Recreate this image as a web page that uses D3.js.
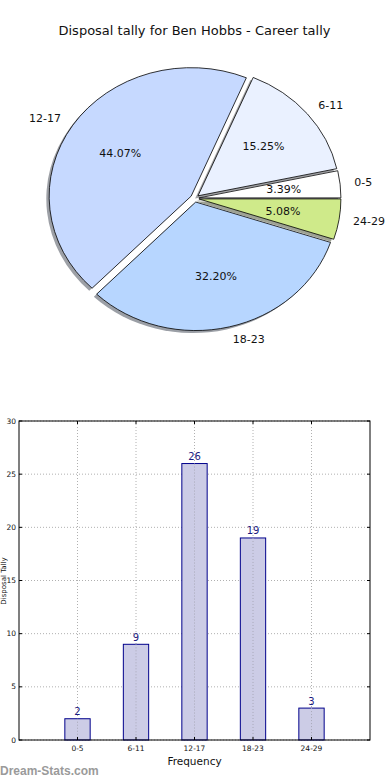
<!DOCTYPE html>
<html>
<head>
<meta charset="utf-8">
<script src="https://cdn.jsdelivr.net/npm/d3@7"></script>
<style>
  html, body { margin: 0; padding: 0; background: #fff; }
  svg { display: block; font-family: "DejaVu Sans", sans-serif; }
</style>
</head>
<body>
<svg id="chart" width="390" height="780"></svg>
<script>
// ---- data ----
const categories = ["0-5", "6-11", "12-17", "18-23", "24-29"];
const tally = [2, 9, 26, 19, 3];
const yTicks = [0, 5, 10, 15, 20, 25, 30];
const titleText = "Disposal tally for Ben Hobbs - Career tally";
const xLabel = "Frequency";
const yLabel = "Disposal Tally";
const watermark = "Dream-Stats.com";

// ---- styles ----
const pieColors = ["#ffffff", "#eaf1ff", "#c6d9ff", "#b7d6ff", "#cfea8a"];
const explodeFrac = 0.03;

const svg = d3.select("#chart");

// title
svg.append("text")
  .attr("x", 194.5).attr("y", 30)
  .attr("text-anchor", "middle")
  .attr("dominant-baseline", "central")
  .attr("font-size", 13)
  .attr("fill", "#111")
  .text(titleText);

// ---- pie (matplotlib-style, CCW from east, elliptical) ----
const cx = 194.7, cy = 198.3, rx = 142, ry = 128.5;
const total = d3.sum(tally);
const pieData = d3.pie().sort(null).value(d => d)(tally);
const arc = d3.arc().innerRadius(0).outerRadius(rx);

const pieG = svg.append("g")
  .attr("transform", `translate(${cx},${cy}) scale(1,${ry / rx})`);

pieData.forEach((d, i) => {
  const t1 = d.startAngle, t2 = d.endAngle;
  const tm = (t1 + t2) / 2;
  const ox = explodeFrac * rx * Math.cos(tm);
  const oy = -explodeFrac * rx * Math.sin(tm);
  const path = arc({ startAngle: Math.PI / 2 - t2, endAngle: Math.PI / 2 - t1 });
  const base = d3.rgb(pieColors[i]);
  const shade = d3.rgb(base.r * 0.3, base.g * 0.3, base.b * 0.3);
  pieG.append("path")
    .attr("d", path)
    .attr("transform", `translate(${ox - 0.02 * rx},${oy + 0.02 * rx})`)
    .attr("fill", shade.toString())
    .attr("fill-opacity", 0.5)
    .attr("stroke", "none");
  pieG.append("path")
    .attr("d", path)
    .attr("transform", `translate(${ox},${oy})`)
    .attr("fill", pieColors[i])
    .attr("stroke", "#000")
    .attr("stroke-width", 0.8)
    .attr("stroke-linejoin", "round")
    .attr("vector-effect", "non-scaling-stroke");
});

pieData.forEach((d, i) => {
  const tm = (d.startAngle + d.endAngle) / 2;
  const c = Math.cos(tm), s = Math.sin(tm);
  const lx = cx + (1.1 + explodeFrac) * rx * c;
  const ly = cy - (1.1 + explodeFrac) * ry * s;
  svg.append("text")
    .attr("x", lx).attr("y", ly)
    .attr("text-anchor", lx < cx ? "end" : "start")
    .attr("dominant-baseline", "central")
    .attr("font-size", 11)
    .attr("fill", "#111")
    .text(categories[i]);
  const px = cx + (0.6 + explodeFrac) * rx * c;
  const py = cy - (0.6 + explodeFrac) * ry * s;
  svg.append("text")
    .attr("x", px).attr("y", py)
    .attr("text-anchor", "middle")
    .attr("dominant-baseline", "central")
    .attr("font-size", 11)
    .attr("fill", "#111")
    .text((tally[i] / total * 100).toFixed(2) + "%");
});

// ---- bar chart ----
const pLeft = 19, pRight = 370, pTop = 421, pBottom = 740;
const x = d3.scaleLinear().domain([-1, categories.length]).range([pLeft, pRight]);
const y = d3.scaleLinear().domain([0, 30]).range([pBottom, pTop]);
const barW = 0.45;

const bg = svg.append("g");

// grid
bg.selectAll("line.hgrid").data(yTicks).join("line")
  .attr("x1", pLeft).attr("x2", pRight)
  .attr("y1", d => y(d)).attr("y2", d => y(d))
  .attr("stroke", "#b0b0b0").attr("stroke-width", 1)
  .attr("stroke-dasharray", "1,2");
bg.selectAll("line.vgrid").data(categories).join("line")
  .attr("x1", (d, i) => x(i)).attr("x2", (d, i) => x(i))
  .attr("y1", pTop).attr("y2", pBottom)
  .attr("stroke", "#b0b0b0").attr("stroke-width", 1)
  .attr("stroke-dasharray", "1,2");

// bars
bg.selectAll("rect.bar").data(tally).join("rect")
  .attr("x", (d, i) => x(i - barW / 2) + 0.5)
  .attr("width", (d, i) => x(i + barW / 2) - x(i - barW / 2) - 1)
  .attr("y", d => y(d))
  .attr("height", d => pBottom - y(d))
  .attr("fill", "#cccce6")
  .attr("stroke", "#00008b")
  .attr("stroke-width", 1);

// grid over bars
bg.selectAll("line.vgrid2").data(categories).join("line")
  .attr("x1", (d, i) => x(i)).attr("x2", (d, i) => x(i))
  .attr("y1", (d, i) => y(tally[i])).attr("y2", pBottom)
  .attr("stroke", "#a8a8b8").attr("stroke-width", 1)
  .attr("stroke-dasharray", "1,2");

// value labels
bg.selectAll("text.val").data(tally).join("text")
  .attr("x", (d, i) => x(i))
  .attr("y", d => y(d) - 7)
  .attr("text-anchor", "middle")
  .attr("dominant-baseline", "central")
  .attr("font-size", 10)
  .attr("fill", "#1a1a80")
  .text(d => d);

// frame
bg.append("rect")
  .attr("x", pLeft).attr("y", pTop)
  .attr("width", pRight - pLeft).attr("height", pBottom - pTop)
  .attr("fill", "none").attr("stroke", "#000").attr("stroke-width", 1);

// ticks (inward, all sides)
yTicks.forEach(t => {
  bg.append("line").attr("x1", pLeft).attr("x2", pLeft + 3).attr("y1", y(t)).attr("y2", y(t)).attr("stroke", "#000");
  bg.append("line").attr("x1", pRight - 3).attr("x2", pRight).attr("y1", y(t)).attr("y2", y(t)).attr("stroke", "#000");
});
categories.forEach((c, i) => {
  bg.append("line").attr("x1", x(i)).attr("x2", x(i)).attr("y1", pBottom).attr("y2", pBottom - 3).attr("stroke", "#000");
  bg.append("line").attr("x1", x(i)).attr("x2", x(i)).attr("y1", pTop).attr("y2", pTop + 3).attr("stroke", "#000");
});

// tick labels
bg.selectAll("text.yt").data(yTicks).join("text")
  .attr("x", pLeft - 3).attr("y", d => y(d))
  .attr("text-anchor", "end")
  .attr("dominant-baseline", "central")
  .attr("font-size", 7.5)
  .attr("fill", "#111")
  .text(d => d);
bg.selectAll("text.xt").data(categories).join("text")
  .attr("x", (d, i) => x(i)).attr("y", pBottom + 8)
  .attr("text-anchor", "middle")
  .attr("dominant-baseline", "central")
  .attr("font-size", 7.5)
  .attr("fill", "#111")
  .text(d => d);

// axis labels
svg.append("text")
  .attr("x", (pLeft + pRight) / 2).attr("y", 761)
  .attr("text-anchor", "middle")
  .attr("dominant-baseline", "central")
  .attr("font-size", 10.5)
  .attr("fill", "#111")
  .text(xLabel);
svg.append("text")
  .attr("transform", "translate(5.6,581) rotate(-90)")
  .attr("text-anchor", "middle")
  .attr("font-size", 7)
  .attr("fill", "#111")
  .text(yLabel);

// watermark
svg.append("text")
  .attr("x", 0).attr("y", 775)
  .attr("font-family", "'Liberation Sans', Arial, sans-serif")
  .attr("font-size", 12)
  .attr("font-weight", "bold")
  .attr("fill", "#9a9a9a")
  .text(watermark);
</script>
</body>
</html>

● Aim of the task: Write out the material above again, word for word, minus its pictures.

● Completed task:
Recreate this image as a web page that uses D3.js.
<!DOCTYPE html>
<html>
<head>
<meta charset="utf-8">
<script src="https://cdn.jsdelivr.net/npm/d3@7"></script>
<style>
  html, body { margin: 0; padding: 0; background: #fff; }
  svg { display: block; font-family: "DejaVu Sans", sans-serif; }
</style>
</head>
<body>
<svg id="chart" width="390" height="780"></svg>
<script>
// ---- data ----
const categories = ["0-5", "6-11", "12-17", "18-23", "24-29"];
const tally = [2, 9, 26, 19, 3];
const yTicks = [0, 5, 10, 15, 20, 25, 30];
const titleText = "Disposal tally for Ben Hobbs - Career tally";
const xLabel = "Frequency";
const yLabel = "Disposal Tally";
const watermark = "Dream-Stats.com";

// ---- styles ----
const pieColors = ["#ffffff", "#eaf1ff", "#c6d9ff", "#b7d6ff", "#cfea8a"];
const explodeFrac = 0.03;

const svg = d3.select("#chart");

// title
svg.append("text")
  .attr("x", 194.5).attr("y", 30)
  .attr("text-anchor", "middle")
  .attr("dominant-baseline", "central")
  .attr("font-size", 13)
  .attr("fill", "#111")
  .text(titleText);

// ---- pie (matplotlib-style, CCW from east, elliptical) ----
const cx = 194.7, cy = 198.3, rx = 142, ry = 128.5;
const total = d3.sum(tally);
const pieData = d3.pie().sort(null).value(d => d)(tally);
const arc = d3.arc().innerRadius(0).outerRadius(rx);

const pieG = svg.append("g")
  .attr("transform", `translate(${cx},${cy}) scale(1,${ry / rx})`);

pieData.forEach((d, i) => {
  const t1 = d.startAngle, t2 = d.endAngle;
  const tm = (t1 + t2) / 2;
  const ox = explodeFrac * rx * Math.cos(tm);
  const oy = -explodeFrac * rx * Math.sin(tm);
  const path = arc({ startAngle: Math.PI / 2 - t2, endAngle: Math.PI / 2 - t1 });
  const base = d3.rgb(pieColors[i]);
  const shade = d3.rgb(base.r * 0.3, base.g * 0.3, base.b * 0.3);
  pieG.append("path")
    .attr("d", path)
    .attr("transform", `translate(${ox - 0.02 * rx},${oy + 0.02 * rx})`)
    .attr("fill", shade.toString())
    .attr("fill-opacity", 0.5)
    .attr("stroke", "none");
  pieG.append("path")
    .attr("d", path)
    .attr("transform", `translate(${ox},${oy})`)
    .attr("fill", pieColors[i])
    .attr("stroke", "#000")
    .attr("stroke-width", 0.8)
    .attr("stroke-linejoin", "round")
    .attr("vector-effect", "non-scaling-stroke");
});

pieData.forEach((d, i) => {
  const tm = (d.startAngle + d.endAngle) / 2;
  const c = Math.cos(tm), s = Math.sin(tm);
  const lx = cx + (1.1 + explodeFrac) * rx * c;
  const ly = cy - (1.1 + explodeFrac) * ry * s;
  svg.append("text")
    .attr("x", lx).attr("y", ly)
    .attr("text-anchor", lx < cx ? "end" : "start")
    .attr("dominant-baseline", "central")
    .attr("font-size", 11)
    .attr("fill", "#111")
    .text(categories[i]);
  const px = cx + (0.6 + explodeFrac) * rx * c;
  const py = cy - (0.6 + explodeFrac) * ry * s;
  svg.append("text")
    .attr("x", px).attr("y", py)
    .attr("text-anchor", "middle")
    .attr("dominant-baseline", "central")
    .attr("font-size", 11)
    .attr("fill", "#111")
    .text((tally[i] / total * 100).toFixed(2) + "%");
});

// ---- bar chart ----
const pLeft = 19, pRight = 370, pTop = 421, pBottom = 740;
const x = d3.scaleLinear().domain([-1, categories.length]).range([pLeft, pRight]);
const y = d3.scaleLinear().domain([0, 30]).range([pBottom, pTop]);
const barW = 0.45;

const bg = svg.append("g");

// grid
bg.selectAll("line.hgrid").data(yTicks).join("line")
  .attr("x1", pLeft).attr("x2", pRight)
  .attr("y1", d => y(d)).attr("y2", d => y(d))
  .attr("stroke", "#b0b0b0").attr("stroke-width", 1)
  .attr("stroke-dasharray", "1,2");
bg.selectAll("line.vgrid").data(categories).join("line")
  .attr("x1", (d, i) => x(i)).attr("x2", (d, i) => x(i))
  .attr("y1", pTop).attr("y2", pBottom)
  .attr("stroke", "#b0b0b0").attr("stroke-width", 1)
  .attr("stroke-dasharray", "1,2");

// bars
bg.selectAll("rect.bar").data(tally).join("rect")
  .attr("x", (d, i) => x(i - barW / 2) + 0.5)
  .attr("width", (d, i) => x(i + barW / 2) - x(i - barW / 2) - 1)
  .attr("y", d => y(d))
  .attr("height", d => pBottom - y(d))
  .attr("fill", "#cccce6")
  .attr("stroke", "#00008b")
  .attr("stroke-width", 1);

// grid over bars
bg.selectAll("line.vgrid2").data(categories).join("line")
  .attr("x1", (d, i) => x(i)).attr("x2", (d, i) => x(i))
  .attr("y1", (d, i) => y(tally[i])).attr("y2", pBottom)
  .attr("stroke", "#a8a8b8").attr("stroke-width", 1)
  .attr("stroke-dasharray", "1,2");

// value labels
bg.selectAll("text.val").data(tally).join("text")
  .attr("x", (d, i) => x(i))
  .attr("y", d => y(d) - 7)
  .attr("text-anchor", "middle")
  .attr("dominant-baseline", "central")
  .attr("font-size", 10)
  .attr("fill", "#1a1a80")
  .text(d => d);

// frame
bg.append("rect")
  .attr("x", pLeft).attr("y", pTop)
  .attr("width", pRight - pLeft).attr("height", pBottom - pTop)
  .attr("fill", "none").attr("stroke", "#000").attr("stroke-width", 1);

// ticks (inward, all sides)
yTicks.forEach(t => {
  bg.append("line").attr("x1", pLeft).attr("x2", pLeft + 3).attr("y1", y(t)).attr("y2", y(t)).attr("stroke", "#000");
  bg.append("line").attr("x1", pRight - 3).attr("x2", pRight).attr("y1", y(t)).attr("y2", y(t)).attr("stroke", "#000");
});
categories.forEach((c, i) => {
  bg.append("line").attr("x1", x(i)).attr("x2", x(i)).attr("y1", pBottom).attr("y2", pBottom - 3).attr("stroke", "#000");
  bg.append("line").attr("x1", x(i)).attr("x2", x(i)).attr("y1", pTop).attr("y2", pTop + 3).attr("stroke", "#000");
});

// tick labels
bg.selectAll("text.yt").data(yTicks).join("text")
  .attr("x", pLeft - 3).attr("y", d => y(d))
  .attr("text-anchor", "end")
  .attr("dominant-baseline", "central")
  .attr("font-size", 7.5)
  .attr("fill", "#111")
  .text(d => d);
bg.selectAll("text.xt").data(categories).join("text")
  .attr("x", (d, i) => x(i)).attr("y", pBottom + 8)
  .attr("text-anchor", "middle")
  .attr("dominant-baseline", "central")
  .attr("font-size", 7.5)
  .attr("fill", "#111")
  .text(d => d);

// axis labels
svg.append("text")
  .attr("x", (pLeft + pRight) / 2).attr("y", 761)
  .attr("text-anchor", "middle")
  .attr("dominant-baseline", "central")
  .attr("font-size", 10.5)
  .attr("fill", "#111")
  .text(xLabel);
svg.append("text")
  .attr("transform", "translate(5.6,581) rotate(-90)")
  .attr("text-anchor", "middle")
  .attr("font-size", 7)
  .attr("fill", "#111")
  .text(yLabel);

// watermark
svg.append("text")
  .attr("x", 0).attr("y", 775)
  .attr("font-family", "'Liberation Sans', Arial, sans-serif")
  .attr("font-size", 12)
  .attr("font-weight", "bold")
  .attr("fill", "#9a9a9a")
  .text(watermark);
</script>
</body>
</html>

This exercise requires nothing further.